** start **

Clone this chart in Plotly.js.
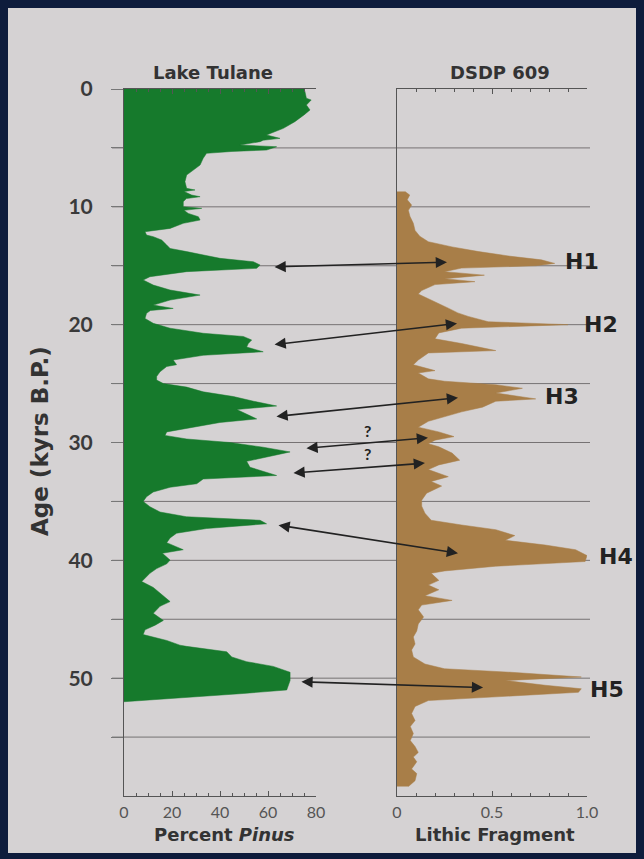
<!DOCTYPE html>
<html>
<head>
<meta charset="utf-8">
<script src="https://cdn.plot.ly/plotly-3.0.1.min.js"></script>
<style>html,body{margin:0;padding:0;background:#0e1c3c;}#chart{width:644px;height:859px;}</style>
</head>
<body>
<div id="chart"></div>
<script>
// Lake Tulane: age (kyrs B.P.) and Percent Pinus
const ageTulane = [0.0,0.23,0.79,0.93,1.36,1.78,2.2,2.77,3.34,3.9,4.19,4.35,4.47,4.75,4.9,5.18,5.3,5.46,5.88,6.45,6.88,7.3,7.87,8.43,8.57,8.7,9.0,9.14,9.3,9.56,9.99,10.13,10.3,10.56,10.84,11.12,11.4,11.83,12.11,12.4,12.53,12.82,13.24,13.53,13.8,14.09,14.37,14.66,14.94,15.22,15.5,15.93,16.21,16.64,17.06,17.49,17.91,18.34,18.62,18.8,19.04,19.47,19.89,20.3,20.73,21.0,21.3,21.6,21.9,22.3,22.6,23.0,23.4,23.55,24.0,24.4,24.7,25.0,25.3,25.7,26.1,26.5,26.9,27.2,27.6,28.0,28.3,28.8,29.1,29.4,29.7,30.0,30.4,30.8,31.2,31.6,32.1,32.5,32.8,33.1,33.5,33.8,34.2,34.6,35.0,35.45,35.9,36.3,36.6,36.9,37.3,37.7,38.1,38.5,39.1,39.4,39.98,40.3,40.7,41.1,41.8,42.3,42.8,43.5,43.9,44.5,45.1,45.5,45.9,46.3,46.8,47.2,47.3,47.6,47.76,48.2,48.6,49.0,49.5,50.2,51.0,51.3,51.6,51.9,52.0];
const pinus = [75,75.4,76,78,76,77.5,75,71.2,66.4,59.4,65,58,56.7,48.3,63.6,59.4,45,34.4,33,31.7,28.9,26.1,25.4,26.1,29.6,25,28.2,31.7,26,24.7,24.7,32.4,25,26.8,31,31.7,24.7,19.2,8.75,9.4,12.2,15.7,17.8,19.2,26.1,33,40,53.9,56.7,55.3,26.1,10.8,8,12.2,19.2,31.7,19.2,12.2,20.5,11,9.4,8.75,12.2,19.2,33,49.7,53.2,51.8,51.1,58,33,20.5,21.9,17.8,15,13.6,13.6,16.4,26.1,33,45.6,54,63.6,47,51,55.3,40,26,17.8,17.1,26.1,44.2,58,69.2,60.8,51.1,52.5,59.4,63.6,33,30.3,19.2,12.2,9.4,8,10.8,15,26,56.7,59.4,34.4,21.9,19.2,17.8,24.7,16,19.2,17.8,13.6,10.8,7.4,12.2,15,19.2,15,12.2,16.4,13,8.75,8,17.8,23.3,26,35.8,42.8,44.9,51.1,62.2,69.2,69.2,67.8,49.7,28.9,8,0];

// DSDP 609: age (kyrs B.P.) and lithic fragment
const ageDSDP = [8.7,9.0,9.4,9.85,10.3,10.8,11.4,12.0,12.5,12.96,13.4,13.8,14.2,14.5,14.8,15.0,15.2,15.5,15.8,16.1,16.35,16.6,17.1,17.4,17.8,18.2,18.6,19.0,19.3,19.75,20.0,20.3,20.7,21.2,21.6,22.2,22.4,23.0,23.4,23.9,24.1,24.6,24.8,25.1,25.4,25.8,26.3,26.5,27.0,27.4,27.8,28.2,28.7,29.1,29.5,29.8,30.1,30.36,30.9,31.5,31.9,32.3,32.9,33.3,33.7,34.3,34.9,35.4,36.0,36.6,37.0,37.4,37.9,38.3,38.7,39.1,39.6,40.1,40.5,40.9,41.1,41.7,42.1,42.5,43.0,43.4,43.8,44.2,44.8,45.4,46.0,46.5,47.1,47.6,48.2,48.8,49.2,49.5,49.9,50.2,50.6,50.9,51.2,51.6,51.9,52.4,53.0,53.6,54.1,54.7,55.3,55.8,56.3,56.7,57.1,57.7,58.1,58.7,59.2];
const lithic = [0.042,0.067,0.054,0.077,0.06,0.068,0.086,0.095,0.12,0.165,0.29,0.43,0.60,0.76,0.83,0.73,0.34,0.25,0.46,0.25,0.41,0.2,0.13,0.112,0.165,0.22,0.27,0.32,0.375,0.48,0.9,0.34,0.22,0.2,0.34,0.52,0.165,0.112,0.086,0.2,0.112,0.165,0.25,0.52,0.66,0.52,0.73,0.52,0.45,0.34,0.25,0.165,0.112,0.22,0.3,0.2,0.165,0.22,0.29,0.33,0.22,0.165,0.27,0.18,0.235,0.156,0.13,0.13,0.147,0.18,0.34,0.52,0.62,0.57,0.78,0.94,1.0,0.99,0.52,0.25,0.18,0.22,0.165,0.22,0.147,0.29,0.13,0.112,0.14,0.112,0.104,0.086,0.095,0.077,0.086,0.147,0.25,0.6,0.97,0.57,0.78,0.97,0.955,0.52,0.165,0.095,0.077,0.095,0.07,0.086,0.07,0.095,0.112,0.086,0.104,0.077,0.104,0.095,0.06];

// Correlation arrows: Tulane end (percent, age) -> DSDP end (lithic, age)
const arrowPinus = [62.1,62.1,62.9,75.4,70.0,63.75,73.3];
const arrowAgeT  = [15.1,21.7,27.8,30.5,32.6,37.0,50.3];
const arrowLith  = [0.263,0.316,0.321,0.163,0.147,0.321,0.453];
const arrowAgeD  = [14.7,19.9,26.2,29.6,31.75,39.4,50.8];

// Heinrich event labels (left edge in lithic units, age)
const hLabels = ['H1','H2','H3','H4','H5'];
const hLith   = [0.874,0.974,0.768,1.053,1.005];
const hAge    = [14.6,19.95,26.1,39.7,51.0];

// Question marks
const qLith = [-0.153,-0.153];
const qAge  = [28.95,30.9];

const yTicks = [0,5,10,15,20,25,30,35,40,45,50,55];
const yTickText = ['0','','10','','20','','30','','40','','50',''];
const gridAges = [5,10,15,20,25,30,35,40,45,50,55];

const W = 644, H = 859;
const FONT = 'Lato, "Open Sans", sans-serif';
const TFONT = '"DejaVu Sans", sans-serif';
const INK = '#333333';
const AX = '#555555';

const xaxis = {domain:[124/W,316/W], range:[0,80], anchor:'y', showline:true, linecolor:AX, linewidth:1,
  mirror:'ticks', ticks:'inside', ticklen:5, tickcolor:AX, tickvals:[0,20,40,60,80],
  minor:{dtick:5, ticks:'inside', ticklen:3, tickcolor:AX},
  tickfont:{family:FONT,size:16,color:'#555'}, showgrid:false, zeroline:false, fixedrange:true, ticklabelstandoff:2};
const xaxis2 = {domain:[397/W,587/W], range:[0,1], anchor:'y2', showline:true, linecolor:AX, linewidth:1,
  mirror:'ticks', ticks:'inside', ticklen:5, tickcolor:AX, tickvals:[0,0.5,1], ticktext:['0','0.5','1.0'],
  minor:{dtick:0.1, ticks:'inside', ticklen:3, tickcolor:AX},
  tickfont:{family:FONT,size:16,color:'#555'}, showgrid:false, zeroline:false, fixedrange:true, ticklabelstandoff:2};
const ydom = [1-796/H, 1-89/H];
const yaxis = {domain:ydom, range:[60,0], anchor:'x', showline:true, linecolor:AX, linewidth:1,
  ticks:'outside', ticklen:12, tickcolor:'#777', tickvals:yTicks, ticktext:yTickText,
  tickfont:{family:FONT,size:21,color:'#3a3a3a',weight:'bold'}, showgrid:false, zeroline:false, fixedrange:true, ticklabelstandoff:14};
const yaxis2 = {domain:ydom, range:[60,0], anchor:'x2', matches:'y', showline:true, linecolor:AX, linewidth:1,
  ticks:'', showticklabels:false, showgrid:false, zeroline:false, fixedrange:true};
const xaxis3 = {domain:[0,1], range:[0,1], anchor:'y', visible:false, fixedrange:true};

function toPaper(ax, v){ return ax.domain[0] + (v-ax.range[0])/(ax.range[1]-ax.range[0])*(ax.domain[1]-ax.domain[0]); }

const traces = [
  {type:'scatter', mode:'lines', x:pinus, y:ageTulane, xaxis:'x', yaxis:'y', fill:'tozerox',
   fillcolor:'#167a2c', line:{color:'#167a2c', width:0.5}, hoverinfo:'skip'},
  {type:'scatter', mode:'lines', x:lithic, y:ageDSDP, xaxis:'x2', yaxis:'y2', fill:'tozerox',
   fillcolor:'#a87e48', line:{color:'#a87e48', width:0.5}, hoverinfo:'skip'}
];

const shapes = [
  {type:'rect', xref:'paper', yref:'paper', x0:8/W, x1:636/W, y0:1-853/H, y1:1-8/H,
   fillcolor:'#d5d2d3', line:{width:0}, layer:'below'}
];
gridAges.forEach(g => shapes.push({type:'line', xref:'paper', yref:'y', x0:112/W, x1:590/W, y0:g, y1:g,
  line:{color:'#767273', width:1}, layer:'below'}));

const annotations = [
  {xref:'paper', yref:'paper', x:213/W, y:1-72/H, text:'Lake Tulane', showarrow:false,
   font:{family:TFONT,size:18,color:INK,weight:'bold'}, xanchor:'center', yanchor:'middle'},
  {xref:'paper', yref:'paper', x:500/W, y:1-72/H, text:'DSDP 609', showarrow:false,
   font:{family:TFONT,size:18,color:INK,weight:'bold'}, xanchor:'center', yanchor:'middle'},
  {xref:'paper', yref:'paper', x:40/W, y:1-441/H, text:'Age (kyrs B.P.)', showarrow:false, textangle:-90,
   font:{family:TFONT,size:23,color:INK,weight:'bold'}, xanchor:'center', yanchor:'middle'},
  {xref:'paper', yref:'paper', x:224/W, y:1-834/H, text:'Percent <i>Pinus</i>', showarrow:false,
   font:{family:TFONT,size:18,color:INK,weight:'bold'}, xanchor:'center', yanchor:'middle'},
  {xref:'paper', yref:'paper', x:495/W, y:1-834/H, text:'Lithic Fragment', showarrow:false,
   font:{family:TFONT,size:18,color:INK,weight:'bold'}, xanchor:'center', yanchor:'middle'}
];
hLabels.forEach((t,i) => annotations.push({xref:'x3', yref:'y', x:toPaper(xaxis2, hLith[i]), y:hAge[i], text:t, showarrow:false,
  xanchor:'left', yanchor:'middle', font:{family:TFONT,size:22,color:'#222',weight:'bold'}}));
qAge.forEach((a,i) => annotations.push({xref:'x3', yref:'y', x:toPaper(xaxis2, qLith[i]), y:a, text:'?', showarrow:false,
  xanchor:'center', yanchor:'middle', font:{family:FONT,size:16,color:'#222',weight:'bold'}}));
arrowAgeT.forEach((a,i) => annotations.push({xref:'x3', yref:'y', axref:'x3', ayref:'y',
  x:toPaper(xaxis2, arrowLith[i]), y:arrowAgeD[i], ax:toPaper(xaxis, arrowPinus[i]), ay:a,
  text:'', showarrow:true, arrowside:'end+start', arrowhead:2, startarrowhead:2,
  arrowsize:1.4, startarrowsize:1.4, arrowwidth:1.6, arrowcolor:'#222', standoff:0, startstandoff:0}));

const layout = {width:W, height:H, margin:{l:0,r:0,t:0,b:0}, paper_bgcolor:'#0e1c3c', plot_bgcolor:'rgba(0,0,0,0)',
  showlegend:false, xaxis, xaxis2, xaxis3, yaxis, yaxis2, shapes, annotations, font:{family:FONT}};

Plotly.newPlot('chart', traces, layout, {staticPlot:true, displayModeBar:false});
</script>
</body>
</html>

** end **

▸ **Directive**:
Extract from the data every line where "chart" shows up.

▸ **Result for this exercise**:
Clone this chart in Plotly.js.
<style>html,body{margin:0;padding:0;background:#0e1c3c;}#chart{width:644px;height:859px;}</style>
<div id="chart"></div>
Plotly.newPlot('chart', traces, layout, {staticPlot:true, displayModeBar:false});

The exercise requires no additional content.